Lady Caroline Lamb, wife of Prime Minister, the 2nd Viscount Melbourne, took the risk when she became acquainted with Lord Byron. The Caroline Lamb who I know is certainly not dangerous to know but she is, as well as being a writer and producer, artistic director with the Dangerous to Know Theatre Company based in Manchester.
I first met Caroline in her native Sedbergh and during our conversation it was evident that she had a great admiration and enthusiasm for everything Brontë. I met Caroline again recently in the convivial surroundings of Cobbles and Clay in Haworth. Wearing a top with Emily Brontë’s famous words emblazoned on the front, and being on the last leg of a one hundred and thirty mile walk, Caroline certainly is not in possession, either, of a cowardly soul! She has written a play - The Dissolution of Percy - about the last years of Branwell Brontë - which deals with his failed love affair and it is a drama about double standards and gender politics. Percy was the family name of the Earl of Northangerland who featured in the Brontë children’s Angrian stories.
Caroline, on her walk, has followed in the steps of Branwell, starting in Broughton in Furness where he was for a very short time, in 1840, tutor in the Poslethwaite household. Her walk led her to Kendal from where Branwell may have written a letter to his friend John Brown and then on to Cowan Bridge where four of his sisters went to school. From there it was on to Gargrave, beside the banks of the River Aire, where Frances Mary Currer had lived at Eshton Hall and also Robert Storey who was known as the ‘Craven Poet’. Storey was published in the Yorkshire newspapers at the same time as Branwell Brontë was having success in that direction. Caroline had a long trek then to Halifax and then on to Leeds before arriving in Haworth via Thornton.
At every venue she had given readings from the Brontës’ poetry and prose and also items from individuals who have been inspired by them- including a piece of writing which fires the imagination with how a second novel by Emily may have begun. The evening in Haworth ended with three Brontë poems- the first was Life by Charlotte which perhaps shows that the spirit can bounce back from adversity. The second poem was Farewell written by Anne after the death of the well regarded curate at Haworth, William Weightman.
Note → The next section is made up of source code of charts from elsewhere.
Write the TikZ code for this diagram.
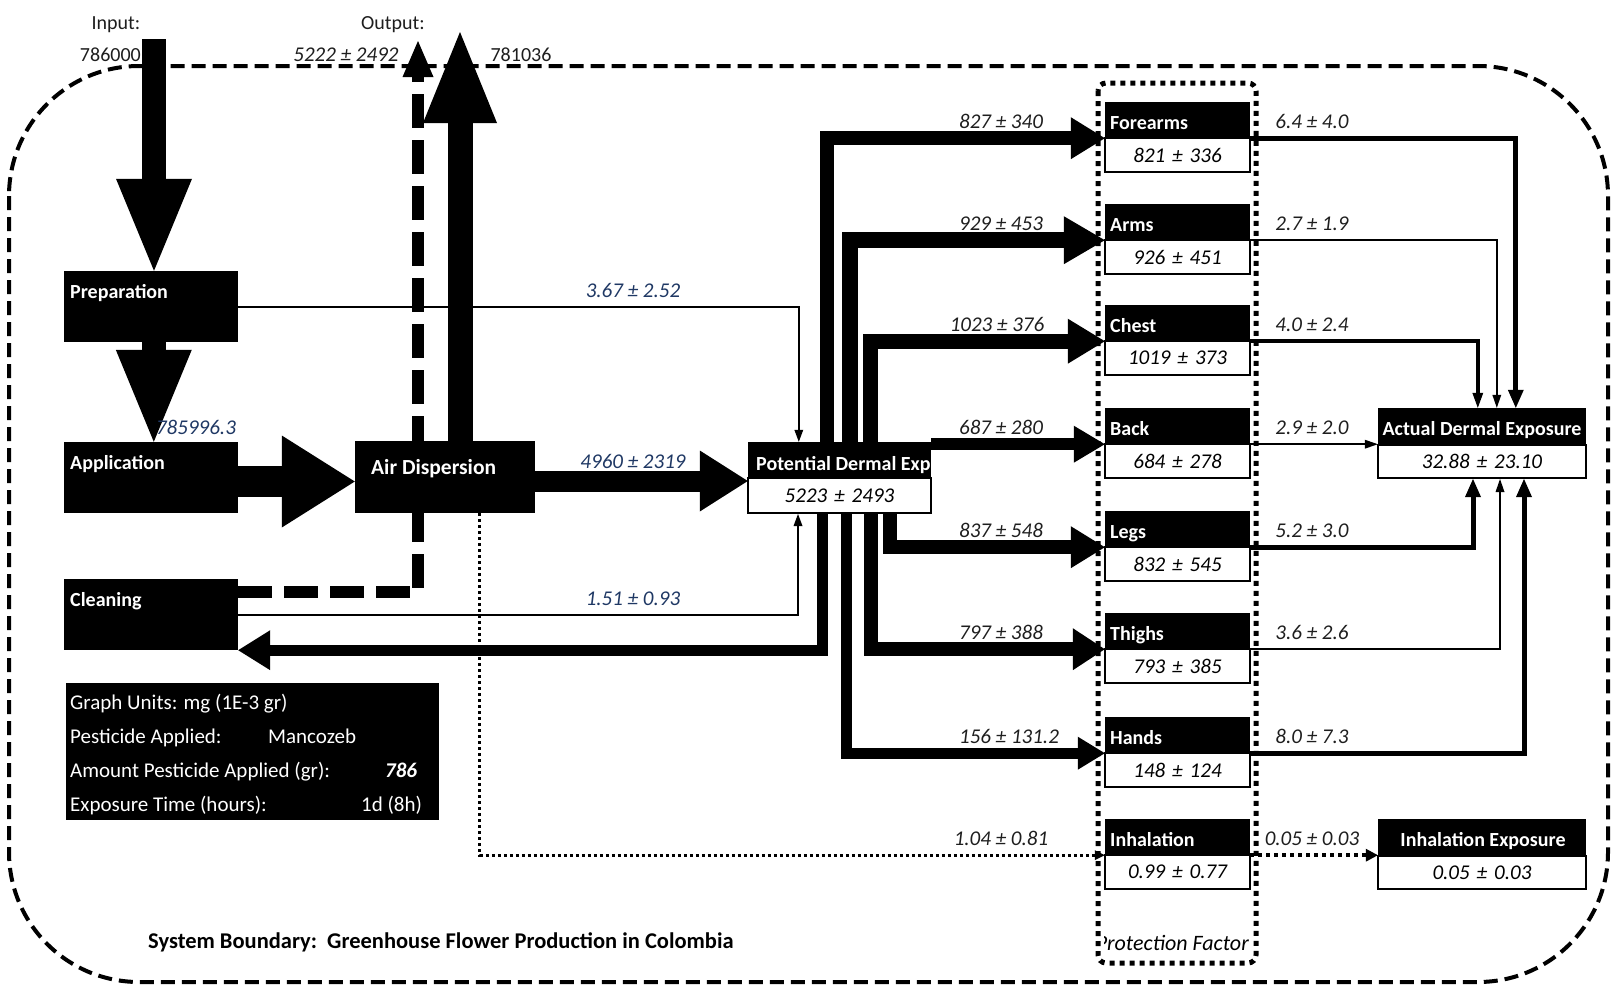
\documentclass[tikz,border=0pt]{standalone}
\usepackage{fontspec}
\setmainfont{Carlito}
\usetikzlibrary{arrows.meta,backgrounds}
\definecolor{navy}{RGB}{31,56,100}
\definecolor{darktext}{RGB}{30,30,30}
\newcommand\ttlfont{\fontsize{20pt}{24pt}\selectfont\bfseries}
\newcommand\numfont{\fontsize{21pt}{25pt}\selectfont\itshape}
\newcommand\infofont{\fontsize{21pt}{25pt}\selectfont}
\newcommand\pmv[2]{#1\hspace{7pt}±\hspace{7pt}#2}

\begin{document}
\begin{tikzpicture}[x=1pt, y=-1pt,
  blk/.style={shape=rectangle, fill=black, inner sep=0pt},
  band/.style={blk, minimum width=145pt, minimum height=36pt},
  valbox/.style={shape=rectangle, draw=black, line width=2pt, fill=white, inner sep=0pt,
                 minimum width=145pt, minimum height=34pt, font=\numfont},
  ttl/.style={anchor=base west, inner sep=0pt, text=white, font=\ttlfont},
  infotxt/.style={anchor=base west, inner sep=0pt, text=white, font=\infofont},
  flow/.style={anchor=base, inner sep=0pt, font=\numfont, text=darktext},
  plain/.style={anchor=base, inner sep=0pt, font=\fontsize{20pt}{24pt}\selectfont, text=darktext},
  flowarr/.style n args={3}{line width=#1pt, line join=miter,
                 -{Triangle[length=#2pt, width=#3pt, line width=0pt]}}]
\useasboundingbox (0,0) rectangle (1622,991);

% system boundary and protection factor
\draw[line width=4pt, dash pattern=on 14pt off 7pt, rounded corners=130pt] (9,66) rectangle (1608,982);
\draw[line width=5pt, dash pattern=on 5pt off 5pt, rounded corners=8pt] (1098,83) rectangle (1256,963);

% process boxes
\node[blk, minimum width=174pt, minimum height=71pt] (prep) at (151,306.5) {};
\node[ttl] (preptxt) at (70,298) {Preparation};
\node[blk, minimum width=174pt, minimum height=71pt] (app) at (151,477.5) {};
\node[ttl] (apptxt) at (70,469) {Application};
\node[blk, minimum width=174pt, minimum height=71pt] (clean) at (151,614.5) {};
\node[ttl] (cleantxt) at (70,606) {Cleaning};
\node[blk, minimum width=180pt, minimum height=72pt] (air) at (445,477) {};
\node[ttl, font=\fontsize{21.5pt}{25pt}\selectfont\bfseries] (airtxt) at (371,474) {Air Dispersion};

\node[blk, minimum width=183pt, minimum height=36pt] (pde) at (839.5,460) {};
\node[ttl] (pdetxt) at (756,470) {Potential Dermal Exp};
\node[valbox, minimum width=183pt, minimum height=35pt] (pdeval) at (839.5,495.5) {\pmv{5223}{2493}};

% body parts
\node[band] (fore) at (1177.5,120) {};
\node[ttl] (foretxt) at (1110,129) {Forearms};
\node[valbox] (foreval) at (1177.5,155) {\pmv{821}{336}};
\node[band] (arms) at (1177.5,222) {};
\node[ttl] (armstxt) at (1110,231) {Arms};
\node[valbox] (armsval) at (1177.5,257) {\pmv{926}{451}};
\node[band] (chest) at (1177.5,323) {};
\node[ttl] (chesttxt) at (1110,332) {Chest};
\node[valbox] (chestval) at (1177.5,358) {\pmv{1019}{373}};
\node[band] (back) at (1177.5,426) {};
\node[ttl] (backtxt) at (1110,435) {Back};
\node[valbox] (backval) at (1177.5,461) {\pmv{684}{278}};
\node[band] (legs) at (1177.5,529) {};
\node[ttl] (legstxt) at (1110,538) {Legs};
\node[valbox] (legsval) at (1177.5,564) {\pmv{832}{545}};
\node[band] (thighs) at (1177.5,631) {};
\node[ttl] (thighstxt) at (1110,640) {Thighs};
\node[valbox] (thighsval) at (1177.5,666) {\pmv{793}{385}};
\node[band] (hands) at (1177.5,735) {};
\node[ttl] (handstxt) at (1110,744) {Hands};
\node[valbox] (handsval) at (1177.5,770) {\pmv{148}{124}};
\node[band] (inh) at (1177.5,837) {};
\node[ttl] (inhtxt) at (1110,846) {Inhalation};
\node[valbox] (inhval) at (1177.5,872) {\pmv{0.99}{0.77}};

% exposures
\node[band, minimum width=208pt, minimum height=37pt] (ade) at (1482,426.5) {};
\node[ttl, anchor=base] (adetxt) at (1482,435) {Actual Dermal Exposure};
\node[valbox, minimum width=208pt, minimum height=33pt] (adeval) at (1482,461.5) {\pmv{32.88}{23.10}};
\node[band, minimum width=208pt, minimum height=37pt] (ie) at (1482,837.5) {};
\node[ttl, anchor=base] (ietxt) at (1483,846) {Inhalation Exposure};
\node[valbox, minimum width=208pt, minimum height=33pt] (ieval) at (1482,872.5) {\pmv{0.05}{0.03}};

% info box
\node[blk, minimum width=373pt, minimum height=137pt] (info) at (252.5,751.5) {};
\node[infotxt] (units) at (70,709) {Graph Units: mg (1E-3 gr)};
\node[infotxt] (pest) at (70,743) {Pesticide Applied:};
\node[infotxt] (pestname) at (268,743) {Mancozeb};
\node[infotxt] (amount) at (70,777) {Amount Pesticide Applied (gr):};
\node[infotxt, font=\infofont\bfseries\itshape] (amountval) at (385,777) {786};
\node[infotxt] (time) at (70,811) {Exposure Time (hours):};
\node[infotxt] (timeval) at (361,811) {1d (8h)};

\node[anchor=base west, inner sep=0pt, font=\fontsize{22.5pt}{26pt}\selectfont\bfseries] (sysb)
  at (148,948) {System Boundary:\ \ Greenhouse Flower Production in Colombia};
\begin{scope}
\clip (1104,900) rectangle (1256,963);
\node[flow, anchor=base east, text=black, font=\fontsize{22pt}{26pt}\selectfont\itshape] (protf)
  at (1249,950) {Protection Factor};
\end{scope}

% inputs and outputs
\node[plain] (intxt) at (116,29) {Input:};
\node[plain, anchor=base east] (inval) at (141,61) {786000};
\node[plain] (outtxt) at (393,29) {Output:};
\node[flow] (outdval) at (346,61) {5222 ± 2492};
\node[plain] (outbval) at (521,61) {781036};
\coordinate (inp) at (154,39);
\coordinate (outd) at (418,41);
\coordinate (outb) at (460,32);

\begin{scope}[on background layer]
\draw[flowarr={12}{36}{31}, dash pattern=on 34pt off 12pt] ([yshift=-13pt]clean.north east) -| (outd);
\end{scope}

\draw[flowarr={24}{92}{76}] (inp) -- (inp |- prep.north);
\draw[flowarr={24}{92}{76}] ([xshift=90pt]prep.south west) -- ([xshift=90pt]app.north west);
\draw[flowarr={31}{73}{92}] ([yshift=-4pt]app.east) -- ([yshift=-4pt]app.east -| air.west);
\draw[flowarr={21}{48}{61}] ([yshift=-4pt]air.east) -- ([yshift=-4pt]air.east -| pde.west);
\draw[flowarr={25}{91}{74}] (outb |- air.north) -- (outb);

% potential dermal exposure to body parts
\draw[flowarr={14}{34}{42}] ([xshift=79pt]pde.north west) |- (fore.south west);
\draw[flowarr={16}{41}{48}] ([xshift=102pt]pde.north west) |- (arms.south west);
\draw[flowarr={15}{37}{45}] ([xshift=123pt]pde.north west) |- (chest.south west);
\draw[flowarr={12}{31}{37}] (pde.east |- back.south west) -- (back.south west);
\draw[flowarr={14}{34}{42}] ([xshift=143pt]pdeval.south west) |- (legs.south west);
\draw[flowarr={14}{32}{42}] ([xshift=124pt]pdeval.south west) |- (thighs.south west);
\draw[flowarr={11}{27}{33}] ([xshift=99pt]pdeval.south west) |- (hands.south west);
\draw[flowarr={11}{32}{40}] ([xshift=75pt]pdeval.south west) |- (clean.south east);

\draw[flowarr={2}{12}{9}] (prep.east) -| ([xshift=51pt]pde.north west);
\draw[flowarr={2}{12}{9}] (clean.east) -| ([xshift=51pt]pdeval.south west);
\draw[flowarr={3}{10}{10}, dash pattern=on 3pt off 3pt] ([xshift=125pt]air.south west) |- (inh.south west);

% body parts to exposures
\draw[flowarr={5}{18}{16}] (fore.south east) -| ([xshift=138pt]ade.north west);
\draw[flowarr={2}{13}{9}] (arms.south east) -| ([xshift=119pt]ade.north west);
\draw[flowarr={3.5}{15}{11}] (chest.south east) -| ([xshift=100pt]ade.north west);
\draw[flowarr={2}{13}{9}] (back.south east) -- (back.south east -| ade.west);
\draw[flowarr={5}{18}{16}] (legs.south east) -| ([xshift=96pt]adeval.south west);
\draw[flowarr={2}{13}{9}] (thighs.south east) -| ([xshift=123pt]adeval.south west);
\draw[flowarr={5}{18}{16}] (hands.south east) -| ([xshift=147pt]adeval.south west);
\draw[flowarr={4}{12}{13}, dash pattern=on 4pt off 4pt] (inh.south east) -- (inh.south east -| ie.west);

% flow labels
\node[flow, text=navy] (prepl) at (633,297) {3.67 ± 2.52};
\node[flow, text=navy] (airl) at (633,468) {4960 ± 2319};
\node[flow, text=navy] (cleanl) at (633,605) {1.51 ± 0.93};
\node[flow, text=navy] (appl) at (196,434) {785996.3};
\node[flow] (forel) at (1001,128) {827 ± 340};
\node[flow] (armsl) at (1001,230) {929 ± 453};
\node[flow] (chestl) at (997,331) {1023 ± 376};
\node[flow] (backl) at (1001,434) {687 ± 280};
\node[flow] (legsl) at (1001,537) {837 ± 548};
\node[flow] (thighsl) at (1001,639) {797 ± 388};
\node[flow] (handsl) at (1009,743) {156 ± 131.2};
\node[flow] (inhl) at (1001,845) {1.04 ± 0.81};
\node[flow] (foreo) at (1312,128) {6.4 ± 4.0};
\node[flow] (armso) at (1312,230) {2.7 ± 1.9};
\node[flow] (chesto) at (1312,331) {4.0 ± 2.4};
\node[flow] (backo) at (1312,434) {2.9 ± 2.0};
\node[flow] (legso) at (1312,537) {5.2 ± 3.0};
\node[flow] (thighso) at (1312,639) {3.6 ± 2.6};
\node[flow] (handso) at (1312,743) {8.0 ± 7.3};
\node[flow] (inho) at (1312,845) {0.05 ± 0.03};
\end{tikzpicture}
\end{document}
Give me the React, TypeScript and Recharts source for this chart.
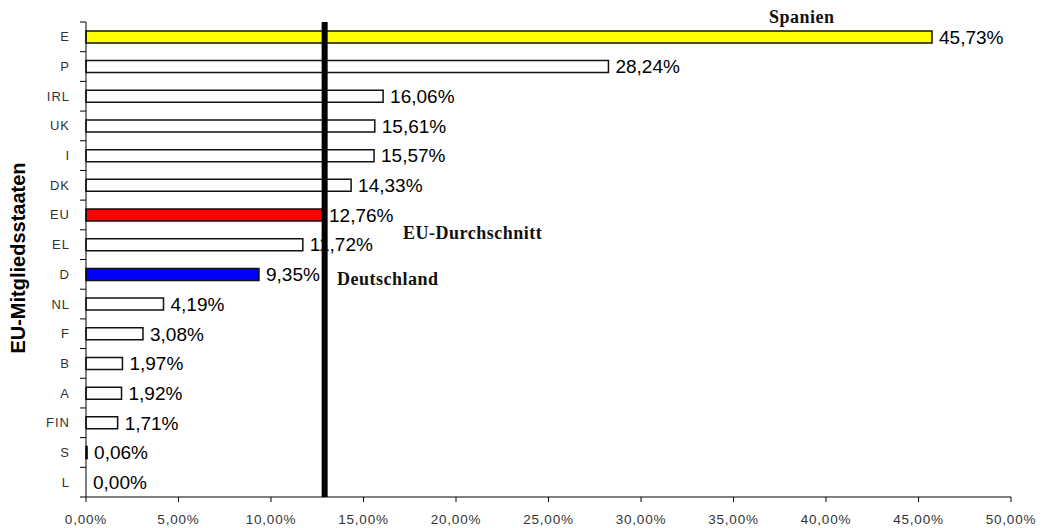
import { BarChart, Bar, XAxis, YAxis, Cell, LabelList, ReferenceLine, ReferenceDot } from "recharts";

const countries = ["E", "P", "IRL", "UK", "I", "DK", "EU", "EL", "D", "NL", "F", "B", "A", "FIN", "S", "L"];
const shares = [45.73, 28.24, 16.06, 15.61, 15.57, 14.33, 12.76, 11.72, 9.35, 4.19, 3.08, 1.97, 1.92, 1.71, 0.06, 0.0];
const fills = ["#ffff00", "#ffffff", "#ffffff", "#ffffff", "#ffffff", "#ffffff", "#ff0000", "#ffffff", "#0000ff", "#ffffff", "#ffffff", "#ffffff", "#ffffff", "#ffffff", "#ffffff", "#ffffff"];
const xTicks = [0, 5, 10, 15, 20, 25, 30, 35, 40, 45, 50];
const euAverageLine = 12.9;

const data = countries.map((c, i) => ({ land: c, wert: shares[i], fill: fills[i] }));

const W = 1045;
const H = 528;
const TOP = 22;
const BOTTOM = 31;
const half = (H - TOP - BOTTOM) / countries.length / 2;

const pct = (v: number) => v.toFixed(2).replace(".", ",") + "%";

function LandTick(props: any) {
  const { x, y, payload, index } = props;
  return (
    <g>
      <line x1={x + 10} x2={x + 16} y1={y - half} y2={y - half} stroke="#000" />
      {index === countries.length - 1 && (
        <line x1={x + 10} x2={x + 16} y1={y + half} y2={y + half} stroke="#000" />
      )}
      <text x={x} y={y} dy={4.5} textAnchor="end" fontSize={13} fill="#333" letterSpacing={1}>
        {payload.value}
      </text>
    </g>
  );
}

function PctTick(props: any) {
  const { x, y, payload } = props;
  return (
    <text x={x} y={y} dy={10} textAnchor="middle" fontSize={13.5} fill="#333" letterSpacing={0.8}>
      {pct(payload.value)}
    </text>
  );
}

const labelStyle = { fontSize: 19, fill: "#000" };

const note = {
  position: "absolute" as const,
  fontFamily: "'Liberation Serif', serif",
  fontWeight: 700,
  fontSize: 18,
  letterSpacing: 0.5,
  color: "#111",
  whiteSpace: "nowrap" as const,
  lineHeight: "20px",
};

export default function App() {
  return (
    <div style={{ position: "absolute", left: 0, top: 0, width: W, height: H, background: "#fff", fontFamily: "'Liberation Sans', Arial, sans-serif" }}>
      <BarChart width={W} height={H} data={data} layout="vertical" margin={{ top: TOP, right: 34, bottom: 0, left: 0 }} barCategoryGap="30%">
        <XAxis
          type="number"
          domain={[0, 50]}
          ticks={xTicks}
          height={BOTTOM}
          stroke="#000"
          tickSize={5}
          tickMargin={12}
          tick={<PctTick />}
          interval={0}
        />
        <YAxis
          type="category"
          dataKey="land"
          width={86}
          stroke="#000"
          tickLine={false}
          tickSize={6}
          tickMargin={10}
          tick={<LandTick />}
          interval={0}
        />
        <Bar dataKey="wert" stroke="#111" strokeWidth={1.5} isAnimationActive={false}>
          {data.map((d, i) => (
            <Cell key={i} fill={d.fill} />
          ))}
          <LabelList dataKey="wert" position="right" offset={7} formatter={(v: any) => (Number(v) > 0 ? pct(Number(v)) : "")} style={labelStyle} />
        </Bar>
        {data
          .filter((d) => d.wert === 0)
          .map((d) => (
            <ReferenceDot
              key={d.land}
              x={d.wert}
              y={d.land}
              r={0}
              stroke="none"
              label={{ value: pct(d.wert), position: "right", offset: 7, style: labelStyle }}
            />
          ))}
        <ReferenceLine x={euAverageLine} stroke="#000" strokeWidth={6} />
      </BarChart>
      <div style={{ ...note, left: 769, top: 7 }}>Spanien</div>
      <div style={{ ...note, left: 403, top: 223 }}>EU-Durchschnitt</div>
      <div style={{ ...note, left: 337, top: 269 }}>Deutschland</div>
      <div
        style={{
          position: "absolute",
          left: 18,
          top: 258,
          transform: "translate(-50%, -50%) rotate(-90deg)",
          fontWeight: 700,
          fontSize: 20,
          whiteSpace: "nowrap",
          color: "#000",
        }}
      >
        EU-Mitgliedsstaaten
      </div>
    </div>
  );
}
No Brontë readings would be complete without hearing Emily’s great poem No Coward Soul is Mine and this is how a very pleasant evening ended.
The appreciative audience wished Caroline, who will take the part of Emily Brontë, all the very best as the play gets nearer to its first performance.
To echo Charlotte’s words as Caroline prepares for her final stage of her journey walking over the bleak moors from Haworth to Sowerby Bridge-
Oft a little morning rain foretells a pleasant day. I hope so.